You will see a little less ‘Vorsprung durch Technik’ (‘progress through technology’) from Audi than you once did and a little more ‘future is an attitude’, alongside its electric cars.
But while its use of ‘Vorsprung’, like the brewer Carlsberg’s use of ‘probably…’ is more varied and nuanced today, this is still a company that values its association with the phrase to the extent it has Vorsprung trim levels.
‘Vorsprung’ is more than 50 years old, but Audi’s technical head, Oliver Hoffmann, claims it’s “much more than a slogan for us” and that “it encapsulates the Audi mindset”.
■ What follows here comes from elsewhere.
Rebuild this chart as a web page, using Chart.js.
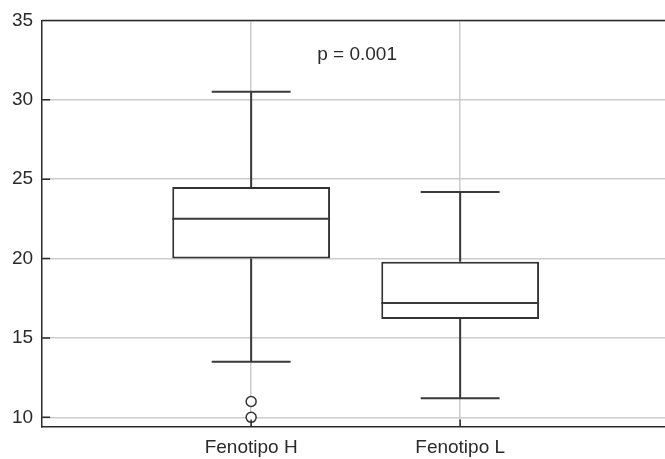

That was true, he says, when Audi made the 80 lightweight, when it made the A8 premium and when it won at Le Mans, and still it’s true now. I wonder if that’s accurate and whether bearing the slogan not just externally but internally drives employees just as much as it does customers.
After all, Lexus’s fuzzy ‘experience amazing’ feels less focused today than the totally apt ‘the relentless pursuit of perfection’ did at the launch of the LS 400 in 1989.
There’s sometimes a ‘new broom’ syndrome at car companies, as in so many other businesses. It’s easy to find oneself so close to a subject that one gets blinkered by it. But executives should try to remember that, bluntly, people mostly don’t give a monkey’s about their brands.
We have work and play and family and friends to care about, and if a company announces a new look or a new slogan, it might mean a lot to a very few people at the business but basically nothing to the rest of us.
Honestly, please believe that we just don’t care. That’s why it takes decades of subtle, repetitive, consistent embedding to get associations like ‘Vorsprung’, ‘probably…’, ‘just do it’ or ‘should’ve gone to…’ to stick in our minds.
Once they have, companies shouldn’t give up these treasured associations lightly. It’s a darn sight easier to lose them than to get them back.